To be done ->
Everything in the listing except the pictures should be written out exactly.
BEGIN Material provided
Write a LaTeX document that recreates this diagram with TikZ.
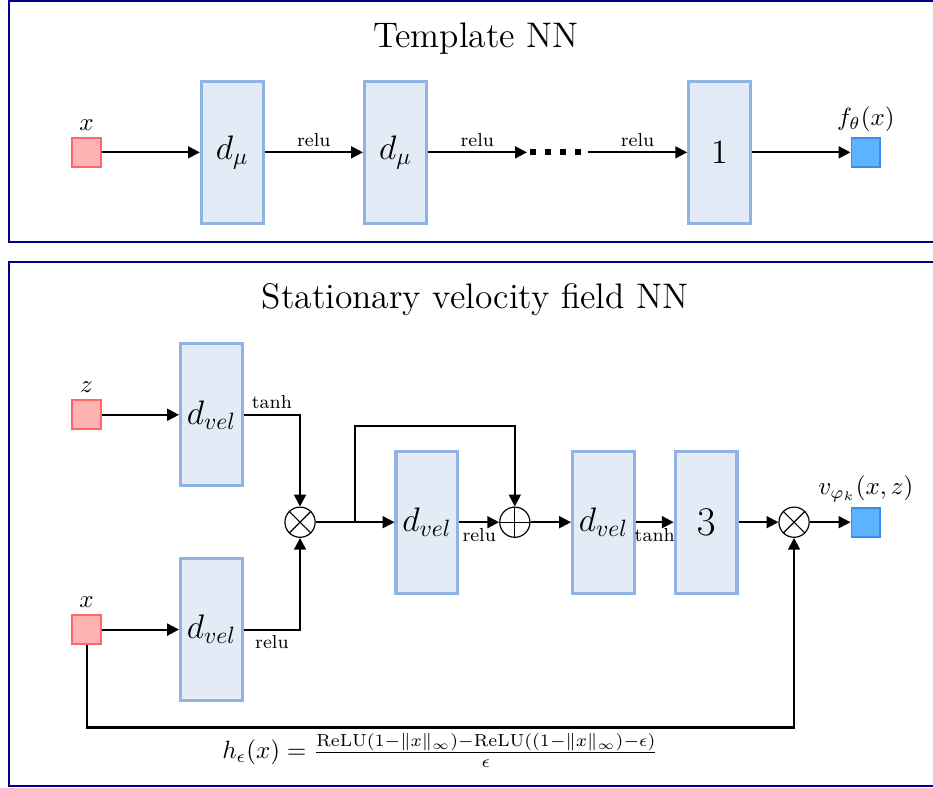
\documentclass[tikz,border=0pt]{standalone}
\usepackage{amsmath,amssymb}
\usepackage{tikz}
\usetikzlibrary{arrows.meta,calc,positioning}
\definecolor{navyframe}{RGB}{0,0,140}
\definecolor{layerfill}{RGB}{227,235,246}
\definecolor{layerdraw}{RGB}{143,180,227}
\definecolor{outfill}{RGB}{92,180,255}
\definecolor{outdraw}{RGB}{60,140,240}
\tikzset{
  panel/.style={line width=1pt,navyframe},
  ttl/.style={font=\Large,scale=1.045,transform shape},
  dense/.style={rectangle,draw=layerdraw,fill=layerfill,line width=1.3pt,
    minimum width=0.92cm,minimum height=2.12cm,inner sep=0pt,font=\Large},
  inp/.style={rectangle,draw=red!60,fill=red!30,line width=0.8pt,minimum size=0.43cm,inner sep=0pt},
  outp/.style={rectangle,draw=outdraw,fill=outfill,line width=0.8pt,minimum size=0.43cm,inner sep=0pt},
  arr/.style={line width=0.9pt,-{Triangle[length=5pt,width=5pt]}},
  act/.style={font=\footnotesize,inner sep=2pt},   % activation names
  mult/.style={circle,draw,line width=0.5pt,minimum size=0.45cm,inner sep=0pt},
  lbl/.style={inner sep=1pt,scale=1.06,transform shape},
}

\begin{document}
\begin{tikzpicture}
    \useasboundingbox (0,0) rectangle (13.90,-11.73);
    \draw[panel] (0.134,-0.005) rectangle (14.3,-3.61);
    \draw[panel] (0.134,-3.905) rectangle (14.3,-11.71);
    \begin{scope}
      \node[ttl] (ttop) at (7.09,-0.58) {Template NN};
      \node[inp] (xin) at (1.29,-2.27) {};
      \node[lbl,above=1.5pt of xin] (xlbl) {$x$};
      \node[dense] (l1) at (3.46,-2.27) {$d_\mu$};
      \node[dense] (l2) at (5.89,-2.27) {$d_\mu$};
      \node[dense] (l3) at (10.72,-2.27) {$1$};
      \node[outp] (fout) at (12.90,-2.27) {};
      \node[lbl,above=1pt of fout] (flbl) {$f_\theta(x)$};
      \coordinate (dotsA) at (7.85,-2.27);
      \coordinate (dotsB) at (8.76,-2.27);
      \draw[arr] (xin) -- (l1);
      \draw[arr] (l1) -- node[act,above] {relu} (l2);
      \draw[arr] (l2) -- node[act,above] {relu} (dotsA);
      \draw[line width=2.5pt,dash pattern=on 2.5pt off 3.85pt] (7.90,-2.27) -- (8.67,-2.27);
      \draw[arr] (dotsB) -- node[act,above] {relu} (l3);
      \draw[arr] (l3) -- (fout);
    \end{scope}
    \begin{scope}
      \node[ttl] (tbot) at (7.08,-4.47) {Stationary velocity field NN};
      \node[inp] (zin) at (1.29,-6.18) {};
      \node[lbl,above=1.5pt of zin] (zlbl) {$z$};
      \node[inp] (xb) at (1.29,-9.38) {};
      \node[lbl,above=1.5pt of xb] (xblbl) {$x$};
      \node[dense] (dz) at (3.15,-6.18) {$d_{vel}$};
      \node[dense] (dx) at (3.15,-9.38) {$d_{vel}$};
      \node[mult] (o1) at (4.47,-7.78) {};
      \draw[line width=0.5pt] (o1.north west) -- (o1.south east) (o1.north east) -- (o1.south west);
      \node[dense] (dm) at (6.36,-7.78) {$d_{vel}$};
      \node[mult] (op) at (7.67,-7.78) {};
      \draw[line width=0.5pt] (op.north) -- (op.south) (op.west) -- (op.east);
      \node[dense] (dt) at (8.99,-7.78) {$d_{vel}$};
      \node[dense,font=\LARGE] (d3) at (10.52,-7.78) {$3$};
      \node[mult] (o2) at (11.83,-7.78) {};
      \draw[line width=0.5pt] (o2.north west) -- (o2.south east) (o2.north east) -- (o2.south west);
      \node[outp] (vout) at (12.90,-7.78) {};
      \node[lbl,above=1pt of vout] (vlbl) {$v_{\varphi_k}(x,z)$};
      \coordinate (br) at ($(o1.east)!0.5!(dm.west)$);
      \draw[arr] (zin) -- (dz);
      \draw[arr] (xb) -- (dx);
      \draw[arr] (dz.east) -| node[act,above,pos=0.25] {tanh} (o1.north);
      \draw[arr] (dx.east) -| node[act,below,pos=0.25] {relu} (o1.south);
      \draw[arr] (o1) -- (dm);
      \draw[arr] (br) -- ++(0,1.43) -| (op.north);
      \draw[arr] (dm) -- node[act,below] {relu} (op);
      \draw[arr] (op) -- (dt);
      \draw[arr] (dt) -- node[act,below] {tanh} (d3);
      \draw[arr] (d3) -- (o2);
      \draw[arr] (o2) -- (vout);
      \draw[arr] (xb.south) -- ++(0,-1.23) -| (o2.south);
      \node[lbl] (heps) at (6.56,-11.18)
        {$h_\epsilon(x) = \frac{\mathrm{ReLU}(1-\|x\|_\infty)-\mathrm{ReLU}((1-\|x\|_\infty)-\epsilon)}{\epsilon}$};
    \end{scope}
\end{tikzpicture}
\end{document}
END Material provided
Response for this exercise ->
Write a LaTeX document that recreates this diagram with TikZ.
\documentclass[tikz,border=0pt]{standalone}
\usepackage{amsmath,amssymb}
\usepackage{tikz}
\usetikzlibrary{arrows.meta,calc,positioning}
\definecolor{navyframe}{RGB}{0,0,140}
\definecolor{layerfill}{RGB}{227,235,246}
\definecolor{layerdraw}{RGB}{143,180,227}
\definecolor{outfill}{RGB}{92,180,255}
\definecolor{outdraw}{RGB}{60,140,240}
\tikzset{
  panel/.style={line width=1pt,navyframe},
  ttl/.style={font=\Large,scale=1.045,transform shape},
  dense/.style={rectangle,draw=layerdraw,fill=layerfill,line width=1.3pt,
    minimum width=0.92cm,minimum height=2.12cm,inner sep=0pt,font=\Large},
  inp/.style={rectangle,draw=red!60,fill=red!30,line width=0.8pt,minimum size=0.43cm,inner sep=0pt},
  outp/.style={rectangle,draw=outdraw,fill=outfill,line width=0.8pt,minimum size=0.43cm,inner sep=0pt},
  arr/.style={line width=0.9pt,-{Triangle[length=5pt,width=5pt]}},
  act/.style={font=\footnotesize,inner sep=2pt},   % activation names
  mult/.style={circle,draw,line width=0.5pt,minimum size=0.45cm,inner sep=0pt},
  lbl/.style={inner sep=1pt,scale=1.06,transform shape},
}

\begin{document}
\begin{tikzpicture}
    \useasboundingbox (0,0) rectangle (13.90,-11.73);
    \draw[panel] (0.134,-0.005) rectangle (14.3,-3.61);
    \draw[panel] (0.134,-3.905) rectangle (14.3,-11.71);
    \begin{scope}
      \node[ttl] (ttop) at (7.09,-0.58) {Template NN};
      \node[inp] (xin) at (1.29,-2.27) {};
      \node[lbl,above=1.5pt of xin] (xlbl) {$x$};
      \node[dense] (l1) at (3.46,-2.27) {$d_\mu$};
      \node[dense] (l2) at (5.89,-2.27) {$d_\mu$};
      \node[dense] (l3) at (10.72,-2.27) {$1$};
      \node[outp] (fout) at (12.90,-2.27) {};
      \node[lbl,above=1pt of fout] (flbl) {$f_\theta(x)$};
      \coordinate (dotsA) at (7.85,-2.27);
      \coordinate (dotsB) at (8.76,-2.27);
      \draw[arr] (xin) -- (l1);
      \draw[arr] (l1) -- node[act,above] {relu} (l2);
      \draw[arr] (l2) -- node[act,above] {relu} (dotsA);
      \draw[line width=2.5pt,dash pattern=on 2.5pt off 3.85pt] (7.90,-2.27) -- (8.67,-2.27);
      \draw[arr] (dotsB) -- node[act,above] {relu} (l3);
      \draw[arr] (l3) -- (fout);
    \end{scope}
    \begin{scope}
      \node[ttl] (tbot) at (7.08,-4.47) {Stationary velocity field NN};
      \node[inp] (zin) at (1.29,-6.18) {};
      \node[lbl,above=1.5pt of zin] (zlbl) {$z$};
      \node[inp] (xb) at (1.29,-9.38) {};
      \node[lbl,above=1.5pt of xb] (xblbl) {$x$};
      \node[dense] (dz) at (3.15,-6.18) {$d_{vel}$};
      \node[dense] (dx) at (3.15,-9.38) {$d_{vel}$};
      \node[mult] (o1) at (4.47,-7.78) {};
      \draw[line width=0.5pt] (o1.north west) -- (o1.south east) (o1.north east) -- (o1.south west);
      \node[dense] (dm) at (6.36,-7.78) {$d_{vel}$};
      \node[mult] (op) at (7.67,-7.78) {};
      \draw[line width=0.5pt] (op.north) -- (op.south) (op.west) -- (op.east);
      \node[dense] (dt) at (8.99,-7.78) {$d_{vel}$};
      \node[dense,font=\LARGE] (d3) at (10.52,-7.78) {$3$};
      \node[mult] (o2) at (11.83,-7.78) {};
      \draw[line width=0.5pt] (o2.north west) -- (o2.south east) (o2.north east) -- (o2.south west);
      \node[outp] (vout) at (12.90,-7.78) {};
      \node[lbl,above=1pt of vout] (vlbl) {$v_{\varphi_k}(x,z)$};
      \coordinate (br) at ($(o1.east)!0.5!(dm.west)$);
      \draw[arr] (zin) -- (dz);
      \draw[arr] (xb) -- (dx);
      \draw[arr] (dz.east) -| node[act,above,pos=0.25] {tanh} (o1.north);
      \draw[arr] (dx.east) -| node[act,below,pos=0.25] {relu} (o1.south);
      \draw[arr] (o1) -- (dm);
      \draw[arr] (br) -- ++(0,1.43) -| (op.north);
      \draw[arr] (dm) -- node[act,below] {relu} (op);
      \draw[arr] (op) -- (dt);
      \draw[arr] (dt) -- node[act,below] {tanh} (d3);
      \draw[arr] (d3) -- (o2);
      \draw[arr] (o2) -- (vout);
      \draw[arr] (xb.south) -- ++(0,-1.23) -| (o2.south);
      \node[lbl] (heps) at (6.56,-11.18)
        {$h_\epsilon(x) = \frac{\mathrm{ReLU}(1-\|x\|_\infty)-\mathrm{ReLU}((1-\|x\|_\infty)-\epsilon)}{\epsilon}$};
    \end{scope}
\end{tikzpicture}
\end{document}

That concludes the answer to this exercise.